▶ **Requirement**
For the copy, please give all of the data again exactly and leave the pictures out.
>> start Dataset section
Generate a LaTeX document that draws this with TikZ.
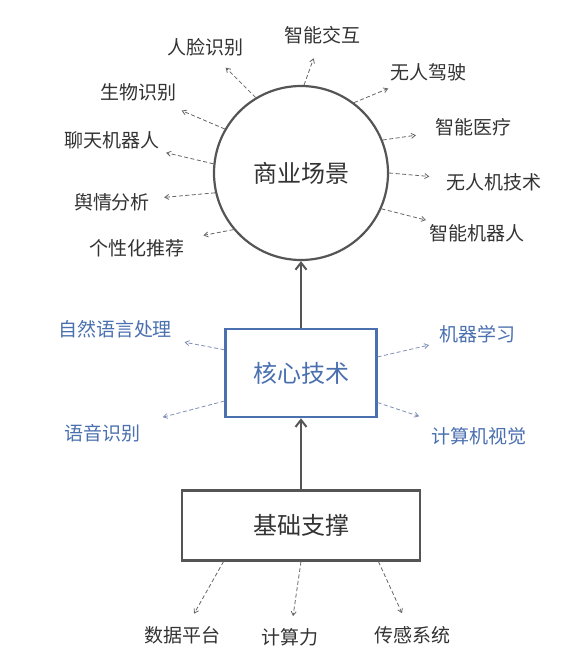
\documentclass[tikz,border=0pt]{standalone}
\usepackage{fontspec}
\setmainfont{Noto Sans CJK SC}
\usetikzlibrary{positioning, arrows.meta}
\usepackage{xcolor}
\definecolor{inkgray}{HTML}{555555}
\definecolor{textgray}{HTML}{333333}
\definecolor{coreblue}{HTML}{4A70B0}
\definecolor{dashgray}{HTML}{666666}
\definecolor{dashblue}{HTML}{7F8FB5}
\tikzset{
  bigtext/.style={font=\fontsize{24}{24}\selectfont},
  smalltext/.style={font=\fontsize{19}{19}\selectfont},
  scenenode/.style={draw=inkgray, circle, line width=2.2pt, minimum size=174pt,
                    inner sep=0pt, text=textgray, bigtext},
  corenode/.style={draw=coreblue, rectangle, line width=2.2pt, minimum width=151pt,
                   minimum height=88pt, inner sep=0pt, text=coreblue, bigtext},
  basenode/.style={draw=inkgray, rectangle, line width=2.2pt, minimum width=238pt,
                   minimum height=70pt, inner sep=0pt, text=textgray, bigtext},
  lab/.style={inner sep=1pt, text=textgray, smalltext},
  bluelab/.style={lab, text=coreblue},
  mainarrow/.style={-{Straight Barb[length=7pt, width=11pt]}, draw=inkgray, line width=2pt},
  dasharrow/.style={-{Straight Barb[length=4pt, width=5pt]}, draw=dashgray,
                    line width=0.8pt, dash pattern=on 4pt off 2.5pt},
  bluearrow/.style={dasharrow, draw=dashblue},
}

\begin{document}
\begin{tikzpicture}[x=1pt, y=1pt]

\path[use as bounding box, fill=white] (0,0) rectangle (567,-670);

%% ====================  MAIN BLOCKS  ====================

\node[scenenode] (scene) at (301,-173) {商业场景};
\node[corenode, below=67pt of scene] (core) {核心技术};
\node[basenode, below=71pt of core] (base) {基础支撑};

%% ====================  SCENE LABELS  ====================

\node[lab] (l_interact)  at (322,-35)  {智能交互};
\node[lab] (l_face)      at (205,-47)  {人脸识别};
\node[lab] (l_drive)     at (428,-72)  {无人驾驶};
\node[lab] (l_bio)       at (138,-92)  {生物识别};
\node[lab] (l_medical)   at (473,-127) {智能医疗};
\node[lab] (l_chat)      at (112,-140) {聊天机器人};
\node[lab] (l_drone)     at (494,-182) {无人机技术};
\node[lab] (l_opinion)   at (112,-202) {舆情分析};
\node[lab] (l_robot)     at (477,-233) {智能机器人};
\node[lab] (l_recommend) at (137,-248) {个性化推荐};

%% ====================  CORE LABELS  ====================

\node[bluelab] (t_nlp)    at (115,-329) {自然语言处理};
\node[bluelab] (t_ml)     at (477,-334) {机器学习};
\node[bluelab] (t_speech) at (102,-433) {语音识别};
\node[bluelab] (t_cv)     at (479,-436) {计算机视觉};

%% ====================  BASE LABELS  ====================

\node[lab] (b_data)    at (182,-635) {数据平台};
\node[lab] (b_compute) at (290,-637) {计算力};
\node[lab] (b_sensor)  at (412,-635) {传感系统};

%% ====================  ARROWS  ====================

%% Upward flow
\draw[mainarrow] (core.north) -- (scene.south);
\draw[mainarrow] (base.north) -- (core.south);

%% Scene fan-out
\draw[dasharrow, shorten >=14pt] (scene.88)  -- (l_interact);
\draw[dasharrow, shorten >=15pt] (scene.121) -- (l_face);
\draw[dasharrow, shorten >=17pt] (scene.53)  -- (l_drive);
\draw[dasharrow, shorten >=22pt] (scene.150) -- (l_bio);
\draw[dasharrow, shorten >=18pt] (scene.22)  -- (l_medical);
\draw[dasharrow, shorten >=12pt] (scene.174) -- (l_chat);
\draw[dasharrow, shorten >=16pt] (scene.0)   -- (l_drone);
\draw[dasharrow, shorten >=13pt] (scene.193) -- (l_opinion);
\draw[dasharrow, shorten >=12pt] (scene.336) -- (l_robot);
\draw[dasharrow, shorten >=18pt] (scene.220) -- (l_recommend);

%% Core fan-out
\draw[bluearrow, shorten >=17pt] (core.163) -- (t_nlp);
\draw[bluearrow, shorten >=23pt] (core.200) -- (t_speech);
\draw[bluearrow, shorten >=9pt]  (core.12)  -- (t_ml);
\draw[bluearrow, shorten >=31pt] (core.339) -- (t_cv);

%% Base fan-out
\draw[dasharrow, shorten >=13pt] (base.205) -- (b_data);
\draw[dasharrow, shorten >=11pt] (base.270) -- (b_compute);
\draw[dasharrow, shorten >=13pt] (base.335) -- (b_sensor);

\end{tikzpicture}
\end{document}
>> end Dataset section
▶ **Written answer**
Generate a LaTeX document that draws this with TikZ.
\documentclass[tikz,border=0pt]{standalone}
\usepackage{fontspec}
\setmainfont{Noto Sans CJK SC}
\usetikzlibrary{positioning, arrows.meta}
\usepackage{xcolor}
\definecolor{inkgray}{HTML}{555555}
\definecolor{textgray}{HTML}{333333}
\definecolor{coreblue}{HTML}{4A70B0}
\definecolor{dashgray}{HTML}{666666}
\definecolor{dashblue}{HTML}{7F8FB5}
\tikzset{
  bigtext/.style={font=\fontsize{24}{24}\selectfont},
  smalltext/.style={font=\fontsize{19}{19}\selectfont},
  scenenode/.style={draw=inkgray, circle, line width=2.2pt, minimum size=174pt,
                    inner sep=0pt, text=textgray, bigtext},
  corenode/.style={draw=coreblue, rectangle, line width=2.2pt, minimum width=151pt,
                   minimum height=88pt, inner sep=0pt, text=coreblue, bigtext},
  basenode/.style={draw=inkgray, rectangle, line width=2.2pt, minimum width=238pt,
                   minimum height=70pt, inner sep=0pt, text=textgray, bigtext},
  lab/.style={inner sep=1pt, text=textgray, smalltext},
  bluelab/.style={lab, text=coreblue},
  mainarrow/.style={-{Straight Barb[length=7pt, width=11pt]}, draw=inkgray, line width=2pt},
  dasharrow/.style={-{Straight Barb[length=4pt, width=5pt]}, draw=dashgray,
                    line width=0.8pt, dash pattern=on 4pt off 2.5pt},
  bluearrow/.style={dasharrow, draw=dashblue},
}

\begin{document}
\begin{tikzpicture}[x=1pt, y=1pt]

\path[use as bounding box, fill=white] (0,0) rectangle (567,-670);

%% ====================  MAIN BLOCKS  ====================

\node[scenenode] (scene) at (301,-173) {商业场景};
\node[corenode, below=67pt of scene] (core) {核心技术};
\node[basenode, below=71pt of core] (base) {基础支撑};

%% ====================  SCENE LABELS  ====================

\node[lab] (l_interact)  at (322,-35)  {智能交互};
\node[lab] (l_face)      at (205,-47)  {人脸识别};
\node[lab] (l_drive)     at (428,-72)  {无人驾驶};
\node[lab] (l_bio)       at (138,-92)  {生物识别};
\node[lab] (l_medical)   at (473,-127) {智能医疗};
\node[lab] (l_chat)      at (112,-140) {聊天机器人};
\node[lab] (l_drone)     at (494,-182) {无人机技术};
\node[lab] (l_opinion)   at (112,-202) {舆情分析};
\node[lab] (l_robot)     at (477,-233) {智能机器人};
\node[lab] (l_recommend) at (137,-248) {个性化推荐};

%% ====================  CORE LABELS  ====================

\node[bluelab] (t_nlp)    at (115,-329) {自然语言处理};
\node[bluelab] (t_ml)     at (477,-334) {机器学习};
\node[bluelab] (t_speech) at (102,-433) {语音识别};
\node[bluelab] (t_cv)     at (479,-436) {计算机视觉};

%% ====================  BASE LABELS  ====================

\node[lab] (b_data)    at (182,-635) {数据平台};
\node[lab] (b_compute) at (290,-637) {计算力};
\node[lab] (b_sensor)  at (412,-635) {传感系统};

%% ====================  ARROWS  ====================

%% Upward flow
\draw[mainarrow] (core.north) -- (scene.south);
\draw[mainarrow] (base.north) -- (core.south);

%% Scene fan-out
\draw[dasharrow, shorten >=14pt] (scene.88)  -- (l_interact);
\draw[dasharrow, shorten >=15pt] (scene.121) -- (l_face);
\draw[dasharrow, shorten >=17pt] (scene.53)  -- (l_drive);
\draw[dasharrow, shorten >=22pt] (scene.150) -- (l_bio);
\draw[dasharrow, shorten >=18pt] (scene.22)  -- (l_medical);
\draw[dasharrow, shorten >=12pt] (scene.174) -- (l_chat);
\draw[dasharrow, shorten >=16pt] (scene.0)   -- (l_drone);
\draw[dasharrow, shorten >=13pt] (scene.193) -- (l_opinion);
\draw[dasharrow, shorten >=12pt] (scene.336) -- (l_robot);
\draw[dasharrow, shorten >=18pt] (scene.220) -- (l_recommend);

%% Core fan-out
\draw[bluearrow, shorten >=17pt] (core.163) -- (t_nlp);
\draw[bluearrow, shorten >=23pt] (core.200) -- (t_speech);
\draw[bluearrow, shorten >=9pt]  (core.12)  -- (t_ml);
\draw[bluearrow, shorten >=31pt] (core.339) -- (t_cv);

%% Base fan-out
\draw[dasharrow, shorten >=13pt] (base.205) -- (b_data);
\draw[dasharrow, shorten >=11pt] (base.270) -- (b_compute);
\draw[dasharrow, shorten >=13pt] (base.335) -- (b_sensor);

\end{tikzpicture}
\end{document}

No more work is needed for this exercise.